begin Raw data

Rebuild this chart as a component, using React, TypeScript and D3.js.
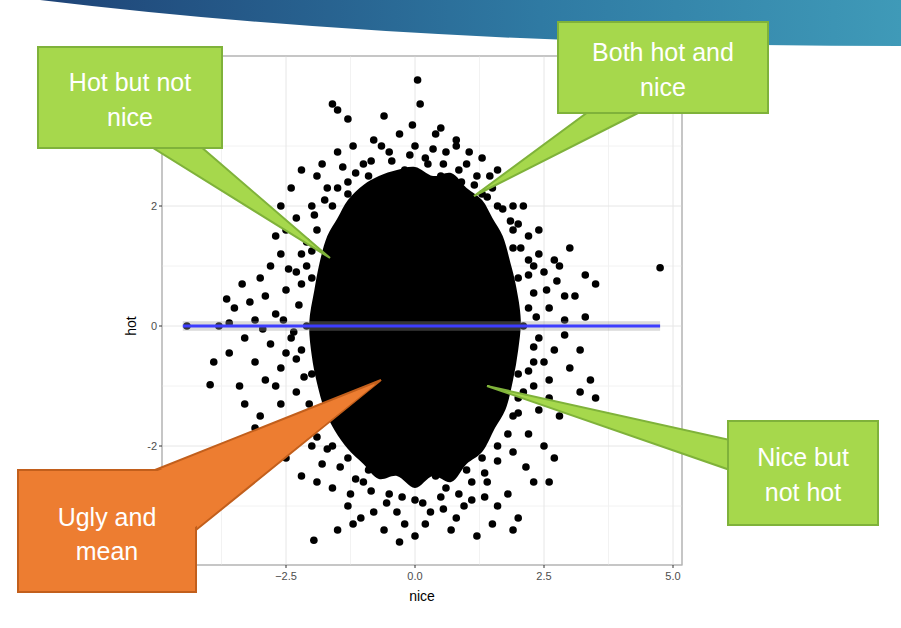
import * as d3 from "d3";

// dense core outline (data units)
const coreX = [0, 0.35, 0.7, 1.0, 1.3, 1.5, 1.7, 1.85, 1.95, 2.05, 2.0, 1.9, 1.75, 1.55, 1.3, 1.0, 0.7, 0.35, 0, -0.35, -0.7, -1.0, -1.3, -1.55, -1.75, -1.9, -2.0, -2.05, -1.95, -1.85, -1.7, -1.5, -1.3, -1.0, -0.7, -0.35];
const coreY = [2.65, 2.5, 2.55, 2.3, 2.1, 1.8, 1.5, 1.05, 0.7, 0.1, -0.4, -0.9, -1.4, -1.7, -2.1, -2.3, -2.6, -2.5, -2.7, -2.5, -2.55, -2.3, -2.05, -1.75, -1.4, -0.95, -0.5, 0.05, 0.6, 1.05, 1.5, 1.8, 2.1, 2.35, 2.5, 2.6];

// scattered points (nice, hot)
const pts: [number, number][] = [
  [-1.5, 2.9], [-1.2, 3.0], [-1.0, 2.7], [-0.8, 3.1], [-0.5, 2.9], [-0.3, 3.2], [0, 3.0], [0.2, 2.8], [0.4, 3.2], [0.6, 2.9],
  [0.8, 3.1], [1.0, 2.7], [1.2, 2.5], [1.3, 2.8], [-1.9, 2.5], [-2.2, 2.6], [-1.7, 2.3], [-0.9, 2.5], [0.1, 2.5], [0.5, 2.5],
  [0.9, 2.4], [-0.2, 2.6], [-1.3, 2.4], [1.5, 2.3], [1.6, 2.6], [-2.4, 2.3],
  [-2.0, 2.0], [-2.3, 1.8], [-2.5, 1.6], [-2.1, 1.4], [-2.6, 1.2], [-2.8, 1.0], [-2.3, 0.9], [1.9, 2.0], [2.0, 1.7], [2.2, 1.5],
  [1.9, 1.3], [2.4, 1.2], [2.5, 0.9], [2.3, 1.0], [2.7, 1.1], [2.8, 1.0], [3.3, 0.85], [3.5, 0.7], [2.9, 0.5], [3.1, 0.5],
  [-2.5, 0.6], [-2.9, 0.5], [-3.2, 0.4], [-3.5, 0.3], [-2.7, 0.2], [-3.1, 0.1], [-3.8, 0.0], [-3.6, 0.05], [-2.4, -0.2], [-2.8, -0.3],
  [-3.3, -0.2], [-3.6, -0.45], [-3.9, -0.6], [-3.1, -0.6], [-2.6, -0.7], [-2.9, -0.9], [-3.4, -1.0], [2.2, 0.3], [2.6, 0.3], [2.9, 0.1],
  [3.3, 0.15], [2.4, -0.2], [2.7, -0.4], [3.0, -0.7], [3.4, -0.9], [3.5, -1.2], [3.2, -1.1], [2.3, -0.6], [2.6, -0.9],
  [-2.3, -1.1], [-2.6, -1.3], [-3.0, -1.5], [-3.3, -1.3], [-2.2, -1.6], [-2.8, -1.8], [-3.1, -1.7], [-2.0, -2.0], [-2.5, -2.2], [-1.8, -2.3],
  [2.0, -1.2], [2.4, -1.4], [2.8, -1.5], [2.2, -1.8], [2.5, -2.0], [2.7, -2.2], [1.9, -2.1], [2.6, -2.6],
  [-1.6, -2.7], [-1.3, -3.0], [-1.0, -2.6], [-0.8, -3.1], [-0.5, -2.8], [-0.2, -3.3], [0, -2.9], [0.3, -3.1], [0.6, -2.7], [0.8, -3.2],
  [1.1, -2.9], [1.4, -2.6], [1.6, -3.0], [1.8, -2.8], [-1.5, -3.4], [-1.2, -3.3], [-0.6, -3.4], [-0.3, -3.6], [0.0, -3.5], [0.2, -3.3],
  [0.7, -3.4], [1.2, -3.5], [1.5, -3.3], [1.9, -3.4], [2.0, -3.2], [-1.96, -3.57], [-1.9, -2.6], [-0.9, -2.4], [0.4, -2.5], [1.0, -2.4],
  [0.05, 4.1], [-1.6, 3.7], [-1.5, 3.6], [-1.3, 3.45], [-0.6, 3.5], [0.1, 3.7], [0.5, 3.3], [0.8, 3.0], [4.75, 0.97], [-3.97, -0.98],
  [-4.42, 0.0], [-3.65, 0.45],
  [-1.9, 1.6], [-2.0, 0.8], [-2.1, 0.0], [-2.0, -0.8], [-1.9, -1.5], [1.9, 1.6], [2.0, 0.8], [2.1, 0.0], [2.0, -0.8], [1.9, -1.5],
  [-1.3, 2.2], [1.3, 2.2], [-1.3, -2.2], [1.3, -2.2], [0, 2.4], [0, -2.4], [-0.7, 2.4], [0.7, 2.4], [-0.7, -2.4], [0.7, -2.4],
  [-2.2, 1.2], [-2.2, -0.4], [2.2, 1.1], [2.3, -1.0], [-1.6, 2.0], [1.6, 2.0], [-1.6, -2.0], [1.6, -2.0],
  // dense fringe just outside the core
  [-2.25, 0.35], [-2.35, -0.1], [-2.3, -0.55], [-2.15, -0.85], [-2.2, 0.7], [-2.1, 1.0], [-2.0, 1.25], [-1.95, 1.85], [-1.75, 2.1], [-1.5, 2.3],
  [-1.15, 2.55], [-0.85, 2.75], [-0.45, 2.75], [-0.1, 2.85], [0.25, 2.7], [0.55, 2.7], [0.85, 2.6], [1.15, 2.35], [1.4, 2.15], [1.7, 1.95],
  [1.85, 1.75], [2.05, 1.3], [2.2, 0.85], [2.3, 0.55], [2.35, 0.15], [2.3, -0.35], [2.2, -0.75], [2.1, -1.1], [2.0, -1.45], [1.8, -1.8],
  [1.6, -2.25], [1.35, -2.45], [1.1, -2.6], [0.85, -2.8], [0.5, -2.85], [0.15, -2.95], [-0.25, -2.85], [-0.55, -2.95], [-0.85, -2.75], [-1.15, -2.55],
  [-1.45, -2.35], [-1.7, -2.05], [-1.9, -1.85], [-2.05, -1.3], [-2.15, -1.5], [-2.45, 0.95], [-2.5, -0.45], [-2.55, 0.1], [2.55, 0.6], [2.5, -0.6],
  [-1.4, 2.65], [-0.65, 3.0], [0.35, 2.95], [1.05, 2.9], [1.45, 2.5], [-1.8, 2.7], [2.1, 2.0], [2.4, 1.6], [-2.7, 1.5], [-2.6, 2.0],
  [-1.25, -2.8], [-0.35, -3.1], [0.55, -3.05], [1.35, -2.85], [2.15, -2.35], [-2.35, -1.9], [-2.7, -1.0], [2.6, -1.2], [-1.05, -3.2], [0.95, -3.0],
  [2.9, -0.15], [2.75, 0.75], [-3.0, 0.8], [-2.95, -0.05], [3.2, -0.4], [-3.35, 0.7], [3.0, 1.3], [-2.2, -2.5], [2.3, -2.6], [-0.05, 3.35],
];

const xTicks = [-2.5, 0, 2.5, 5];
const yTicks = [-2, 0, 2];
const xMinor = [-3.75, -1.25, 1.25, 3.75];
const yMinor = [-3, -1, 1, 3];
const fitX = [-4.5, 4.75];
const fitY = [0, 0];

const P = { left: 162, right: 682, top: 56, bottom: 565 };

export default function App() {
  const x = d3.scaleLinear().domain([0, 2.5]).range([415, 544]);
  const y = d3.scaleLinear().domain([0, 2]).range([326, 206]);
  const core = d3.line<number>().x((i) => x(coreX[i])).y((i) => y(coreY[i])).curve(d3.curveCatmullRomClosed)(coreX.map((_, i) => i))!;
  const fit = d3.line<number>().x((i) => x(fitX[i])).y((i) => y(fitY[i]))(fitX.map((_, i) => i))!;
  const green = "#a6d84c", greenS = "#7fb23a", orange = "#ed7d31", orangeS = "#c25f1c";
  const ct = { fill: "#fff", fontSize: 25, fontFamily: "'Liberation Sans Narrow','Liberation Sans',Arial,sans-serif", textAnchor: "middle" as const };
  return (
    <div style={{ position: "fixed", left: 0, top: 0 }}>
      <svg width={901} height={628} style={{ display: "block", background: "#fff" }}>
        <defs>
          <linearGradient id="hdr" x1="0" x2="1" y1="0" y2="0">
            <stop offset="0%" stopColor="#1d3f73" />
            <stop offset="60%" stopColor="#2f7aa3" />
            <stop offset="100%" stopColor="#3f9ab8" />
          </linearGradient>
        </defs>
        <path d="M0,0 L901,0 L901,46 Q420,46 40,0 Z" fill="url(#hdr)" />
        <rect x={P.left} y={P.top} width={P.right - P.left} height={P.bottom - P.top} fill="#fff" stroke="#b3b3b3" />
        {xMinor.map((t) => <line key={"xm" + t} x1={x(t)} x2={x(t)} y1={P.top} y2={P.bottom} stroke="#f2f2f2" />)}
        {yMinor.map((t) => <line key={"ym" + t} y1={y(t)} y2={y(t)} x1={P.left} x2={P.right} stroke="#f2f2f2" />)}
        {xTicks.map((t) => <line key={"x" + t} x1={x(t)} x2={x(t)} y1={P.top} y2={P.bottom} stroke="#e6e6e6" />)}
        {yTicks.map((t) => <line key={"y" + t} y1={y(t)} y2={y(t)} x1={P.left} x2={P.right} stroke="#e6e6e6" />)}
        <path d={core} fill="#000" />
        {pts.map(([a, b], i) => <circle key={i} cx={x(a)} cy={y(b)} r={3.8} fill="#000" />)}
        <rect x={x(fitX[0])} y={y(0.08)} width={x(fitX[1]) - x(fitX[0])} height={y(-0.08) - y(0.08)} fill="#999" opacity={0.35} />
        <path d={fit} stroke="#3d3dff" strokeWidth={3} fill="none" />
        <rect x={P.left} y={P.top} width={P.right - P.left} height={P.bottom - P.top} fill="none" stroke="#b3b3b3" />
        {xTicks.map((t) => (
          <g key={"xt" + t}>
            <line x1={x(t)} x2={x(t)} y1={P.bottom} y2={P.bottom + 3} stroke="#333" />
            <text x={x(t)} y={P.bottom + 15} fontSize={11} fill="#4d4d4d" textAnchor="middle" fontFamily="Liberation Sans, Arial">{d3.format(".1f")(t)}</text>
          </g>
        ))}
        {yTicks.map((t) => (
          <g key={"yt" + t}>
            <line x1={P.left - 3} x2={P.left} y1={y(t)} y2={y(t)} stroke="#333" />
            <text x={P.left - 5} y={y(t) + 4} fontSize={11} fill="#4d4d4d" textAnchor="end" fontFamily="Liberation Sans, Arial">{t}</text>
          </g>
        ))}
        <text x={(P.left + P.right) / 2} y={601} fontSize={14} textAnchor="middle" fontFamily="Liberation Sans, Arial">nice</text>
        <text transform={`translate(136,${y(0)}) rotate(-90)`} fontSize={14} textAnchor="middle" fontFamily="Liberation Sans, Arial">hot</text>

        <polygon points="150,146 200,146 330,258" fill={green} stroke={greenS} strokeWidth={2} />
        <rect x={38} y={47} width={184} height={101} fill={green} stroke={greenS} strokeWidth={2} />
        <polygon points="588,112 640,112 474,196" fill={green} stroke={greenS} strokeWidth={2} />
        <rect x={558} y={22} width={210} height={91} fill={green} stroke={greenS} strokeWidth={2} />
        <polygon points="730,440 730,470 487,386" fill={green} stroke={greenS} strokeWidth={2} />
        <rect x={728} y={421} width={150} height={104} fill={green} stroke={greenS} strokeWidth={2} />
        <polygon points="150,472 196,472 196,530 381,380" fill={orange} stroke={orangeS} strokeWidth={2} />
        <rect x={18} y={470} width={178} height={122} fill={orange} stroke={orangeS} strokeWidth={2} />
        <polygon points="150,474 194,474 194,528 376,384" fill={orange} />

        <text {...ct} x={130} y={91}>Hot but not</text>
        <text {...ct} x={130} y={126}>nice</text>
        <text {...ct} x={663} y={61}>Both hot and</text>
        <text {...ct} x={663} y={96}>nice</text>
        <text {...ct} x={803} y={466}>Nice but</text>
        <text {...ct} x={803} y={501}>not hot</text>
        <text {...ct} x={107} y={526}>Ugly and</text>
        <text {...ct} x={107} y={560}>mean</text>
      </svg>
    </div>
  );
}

end Raw data

Please reproduce the listing exactly from its opening line through the line that contains "2.35, 2.5, 2.6];", both included, with all pictures omitted.

Rebuild this chart as a component, using React, TypeScript and D3.js.
import * as d3 from "d3";

// dense core outline (data units)
const coreX = [0, 0.35, 0.7, 1.0, 1.3, 1.5, 1.7, 1.85, 1.95, 2.05, 2.0, 1.9, 1.75, 1.55, 1.3, 1.0, 0.7, 0.35, 0, -0.35, -0.7, -1.0, -1.3, -1.55, -1.75, -1.9, -2.0, -2.05, -1.95, -1.85, -1.7, -1.5, -1.3, -1.0, -0.7, -0.35];
const coreY = [2.65, 2.5, 2.55, 2.3, 2.1, 1.8, 1.5, 1.05, 0.7, 0.1, -0.4, -0.9, -1.4, -1.7, -2.1, -2.3, -2.6, -2.5, -2.7, -2.5, -2.55, -2.3, -2.05, -1.75, -1.4, -0.95, -0.5, 0.05, 0.6, 1.05, 1.5, 1.8, 2.1, 2.35, 2.5, 2.6];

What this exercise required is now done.